To complement his week-long performance run in the Doris Duke Theatre, Shamel Pitts has also been commissioned by Jacob’s Pillow to create and release a digital-first work in summer 2025 and will create a series of cinematic 3D experiences, in collaboration with TRIBE’s Transmedia Artist Lucca Del Carlo, that accompany his in-person performance of Touch of RED. These experiences will explore the intense intimacy that virtual performances make possible, with Pitts’s focus on “how can the audience feel the sweat?” Beyond witnessing the movement, viewers will also feel like they're moving through the pieces themselves.
Pitts is a 2020 Guggenheim Fellow, and recently received a 2024 MacArthur Fellowship. He is the recipient of a 2018 Princess Grace Award in Choreography and a 2019 NYSCA/NYFA Artist Fellowship Award winner in Choreography. Pitts’s “BLACK series” has toured extensively worldwide since 2016.
Faye Driscoll (United States) is a Jacob’s Pillow Dance Award and Doris Duke Award-winning performance maker who has been hailed as a “startlingly original talent” by The New York Times and “a post-millenium postmodern wild woman” by The Village Voice. She returns to the Pillow to present her piece Weathering, first developed in a Pillow Lab residency in 2022. Weathering is a multi-sensory flesh sculpture made of bodies, sounds, scents, liquids, and objects, in which ten people enact a glacially morphing tableau vivant on a mobile raft-like stage surging through the Anthropocene, with the audience embanking the performers. This symphonically active, luminously living work is a breathing, leaking, choreography of micro-events within a momentum thrusting from just beyond the perceivable. Driscoll received the Jacob’s Pillow Dance Award in 2018 and has been presented across the U.S. and internationally at Tanz im August, Kunstenfestivaldesarts, La Biennale di Venezia, Festival d’Automne à Paris, Melbourne Festival, Belfast International Arts Festival, Onassis Cultural Centre in Athens, and Centro de Arte Experimental in Buenos Aires.

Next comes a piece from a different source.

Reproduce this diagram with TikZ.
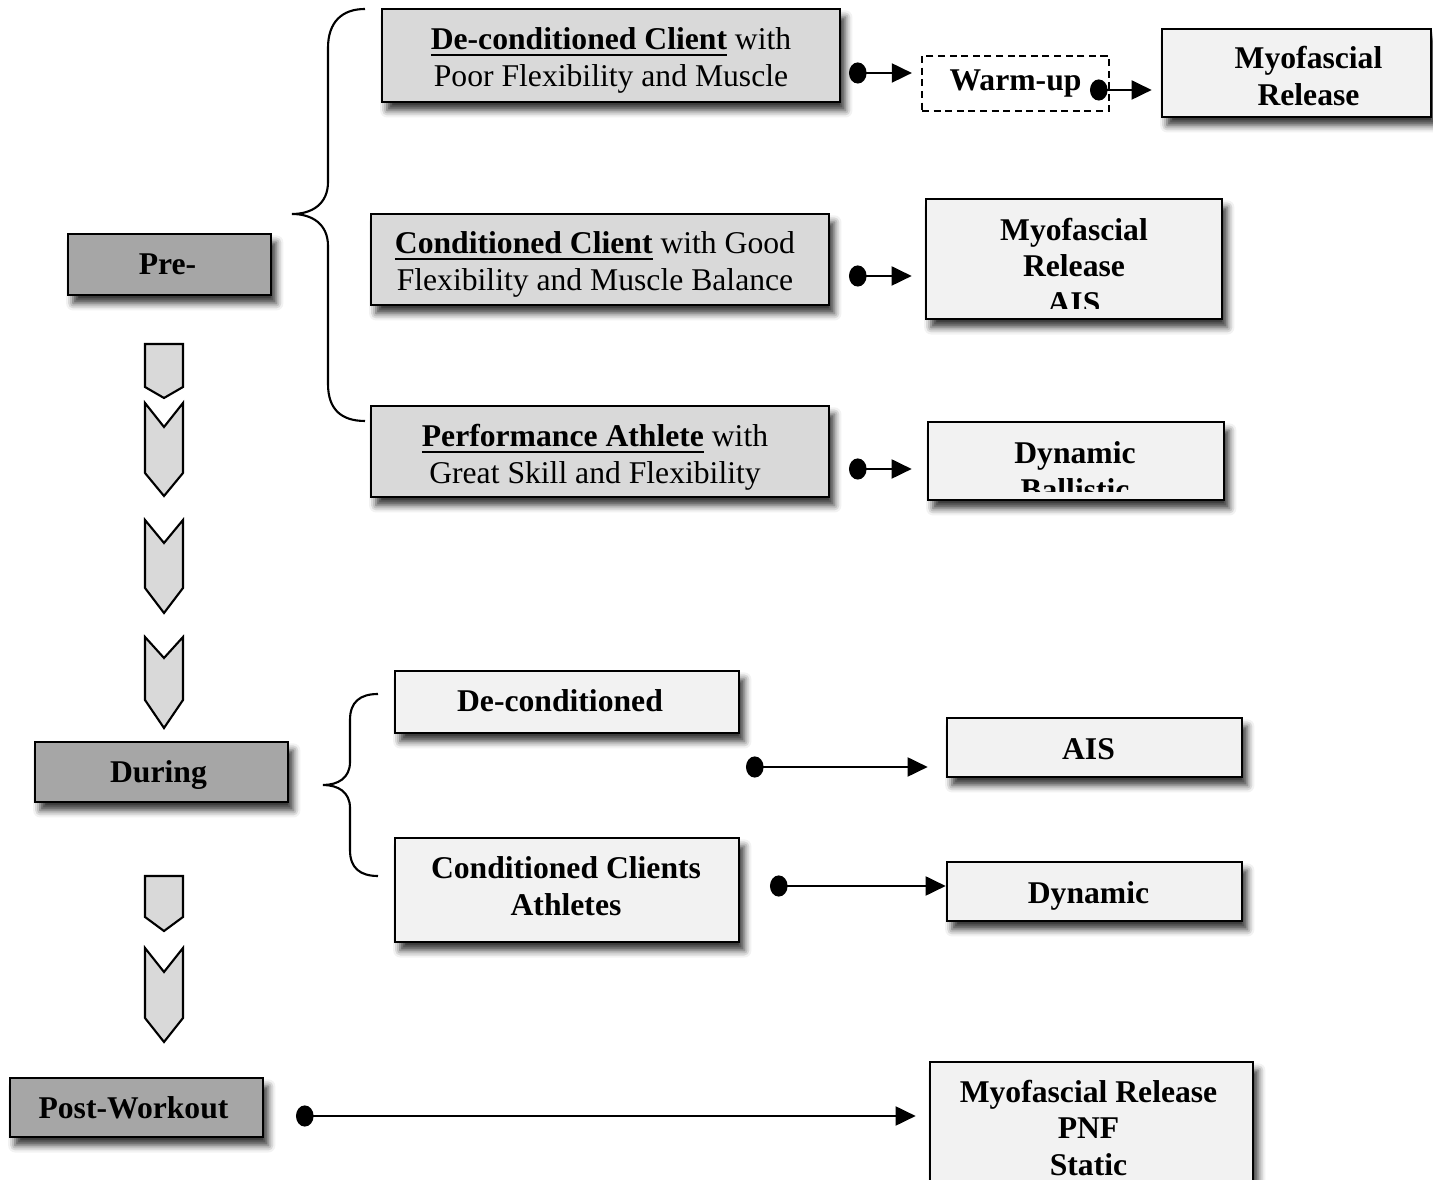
\documentclass[tikz,border=0pt]{standalone}
\usepackage{fontspec}
\setmainfont{Liberation Serif}
\usepackage{tikz}
\usetikzlibrary{arrows.meta,shadows.blur}

\begin{document}
\begin{tikzpicture}[
  x=0.01cm, y=-0.01cm,
  txt/.style={font=\fontsize{9}{10.5}\selectfont,align=center,inner sep=0pt},
  lbl/.style={txt,font=\fontsize{9}{10.5}\selectfont\bfseries},
  shade/.style={blur shadow={shadow xshift=1.5pt,shadow yshift=-2.4pt,
                shadow blur radius=2pt,shadow opacity=80}},
  box/.style={rectangle,draw=black,line width=0.7pt,inner sep=0pt,shade},
  phase/.style={box,fill=black!35},
  client/.style={box,fill=black!15},
  method/.style={box,fill=black!5},
  link/.style={{Circle[length=5pt,width=6pt]}-{Triangle[length=5.7pt,width=5.4pt]},line width=0.6pt},
  chev/.style={draw=black,line width=0.6pt,fill=black!15,line join=miter},
  curly/.style={draw,line width=0.6pt}
]
  \useasboundingbox (0,0) rectangle (1433,1180);

  % phases
  \node[phase,minimum width=2.03cm,minimum height=0.61cm] (pre) at (169.5,264.5) {};
  \node[lbl] (pretxt) at ([shift={(-2,0)}]pre.center) {Pre-};
  \node[phase,minimum width=2.53cm,minimum height=0.60cm] (during) at (161.5,772) {};
  \node[lbl] (duringtxt) at ([shift={(-3,3)}]during.center) {During};
  \node[phase,minimum width=2.53cm,minimum height=0.59cm] (post) at (136.5,1107.5) {};
  \node[lbl] (posttxt) at ([shift={(-3,0)}]post.center) {Post-Workout};

  % chevrons between phases
  \foreach \t/\n/\s/\p in {344/344/387/398, 403/427/473/496, 520/543/588/613,
                           637/658/700/728, 876/876/917/931, 948/972/1018/1042}
    \draw[chev] (145,\t) -- (164,\n) -- (183,\t) -- (183,\s) -- (164,\p) -- (145,\s) -- cycle;

  % pre-workout clients
  \node[client,minimum width=4.58cm,minimum height=0.93cm] (decond) at (611,55.5) {};
  \node[txt] (decondtxt) at ([shift={(0,5)}]decond.center)
    {\underline{\textbf{De-conditioned Client}} with\\Poor Flexibility and Muscle};
  \node[client,minimum width=4.58cm,minimum height=0.91cm] (cond) at (600,259.5) {};
  \node[txt] (condtxt) at ([shift={(-5,5)}]cond.center)
    {\underline{\textbf{Conditioned Client}} with Good\\Flexibility and Muscle Balance};
  \node[client,minimum width=4.58cm,minimum height=0.91cm] (perf) at (600,451.5) {};
  \node[txt] (perftxt) at ([shift={(-5,6)}]perf.center)
    {\underline{\textbf{Performance Athlete}} with\\Great Skill and Flexibility};

  % brace over the three clients
  \draw[curly] (365,9) .. controls (342,9) and (328,22) .. (328,48) -- (328,182)
    .. controls (328,204) and (312,214) .. (292,214)
    .. controls (312,214) and (328,224) .. (328,246) -- (328,384)
    .. controls (328,410) and (342,421) .. (365,421);

  % pre-workout methods
  \node[draw=black,line width=0.6pt,dash pattern=on 2pt off 1.3pt,fill=white,
        minimum width=1.87cm,minimum height=0.55cm,lbl] (warm) at (1015.5,83.5) {Warm-up};
  \node[method,minimum width=2.69cm,minimum height=0.88cm] (mfr) at (1296.5,73) {};
  \node[lbl] (mfrtxt) at ([shift={(12,3)}]mfr.center) {Myofascial\\Release};
  \node[method,minimum width=2.96cm,minimum height=1.20cm] (mfrais) at (1074,259) {};
  \begin{scope}
    \clip (mfrais.north west) rectangle ([yshift=0.12cm]mfrais.south east);
    \node[lbl] (mfraistxt) at (1074,266) {Myofascial\\Release\\AIS};
  \end{scope}
  \node[method,minimum width=2.96cm,minimum height=0.78cm] (dynball) at (1076,461) {};
  \begin{scope}
    \clip (dynball.north west) rectangle ([yshift=0.10cm]dynball.south east);
    \node[lbl] (dynballtxt) at (1075,471) {Dynamic\\Ballistic};
  \end{scope}

  % during
  \node[method,minimum width=3.44cm,minimum height=0.62cm] (dec2) at (567,702) {};
  \node[lbl] (dec2txt) at ([shift={(-7,-1)}]dec2.center) {De-conditioned};
  \node[method,minimum width=3.44cm,minimum height=1.04cm] (condath) at (567,890) {};
  \node[lbl] (condathtxt) at ([shift={(-1,-4)}]condath.center) {Conditioned Clients\\Athletes};
  \draw[curly] (378,694) .. controls (360,694) and (350,702) .. (350,720) -- (350,762)
    .. controls (350,778) and (338,785) .. (323,785)
    .. controls (338,785) and (350,792) .. (350,808) -- (350,850)
    .. controls (350,868) and (360,876) .. (378,876);
  \node[method,minimum width=2.95cm,minimum height=0.59cm] (ais) at (1094.5,747.5) {};
  \node[lbl] (aistxt) at ([shift={(-6,2)}]ais.center) {AIS};
  \node[method,minimum width=2.95cm,minimum height=0.59cm] (dyn) at (1094.5,891.5) {};
  \node[lbl] (dyntxt) at ([shift={(-6,4)}]dyn.center) {Dynamic};

  % post
  \node[method,minimum width=3.23cm,minimum height=1.40cm] (mfrpnf) at (1091.5,1132) {};
  \node[lbl] (mfrpnftxt) at (1088.5,1128) {Myofascial Release\\PNF\\Static};

  % connectors
  \coordinate (d1) at (849,73);
  \coordinate (d2) at (1090,90);
  \coordinate (d3) at (849,276);
  \coordinate (d4) at (849,469);
  \coordinate (d5) at (746,767);
  \coordinate (d6) at (770,886);
  \coordinate (d7) at (296,1116);
  \draw[link,shorten >=0.09cm] (d1) -- (warm.west |- d1);
  \draw[link,shorten >=0.09cm] (d2) -- (mfr.west |- d2);
  \draw[link,shorten >=0.13cm] (d3) -- (mfrais.west |- d3);
  \draw[link,shorten >=0.15cm] (d4) -- (dynball.west |- d4);
  \draw[link,shorten >=0.18cm] (d5) -- (ais.west |- d5);
  \draw[link] (d6) -- (dyn.west |- d6);
  \draw[link,shorten >=0.13cm] (d7) -- (mfrpnf.west |- d7);
\end{tikzpicture}
\end{document}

Huang Yi (Taiwan) is a dancer, choreographer, and inventor creating partnership between humans and robots. Huang will appear for his first-ever engagement at Jacob’s Pillow to present Ink, in which Huang and audio-visual pioneer Ryoichi Kurokawa dismantle and reconstruct the lines from a hundred artworks in renowned calligrapher Tong Yang-Tze’s Silent Music series. Exploring textures of movement, sound, visual art, and space, Huang and his dancers perform alongside stunning holographic projection and two industrial robots he programmed. Mixing movement with mechanical and multimedia elements to create dance that corresponds with the flow of data, Ink makes each performer, whether human or machine, a dancing instrument. Named by Dance Magazine as one of the “25 to Watch,” Huang is one of Asia’s most prolific choreographers. Ink was co-commissioned by the National Taichung Theater and National Theater, Taipei in Taiwan and had its world premiere in June 2023.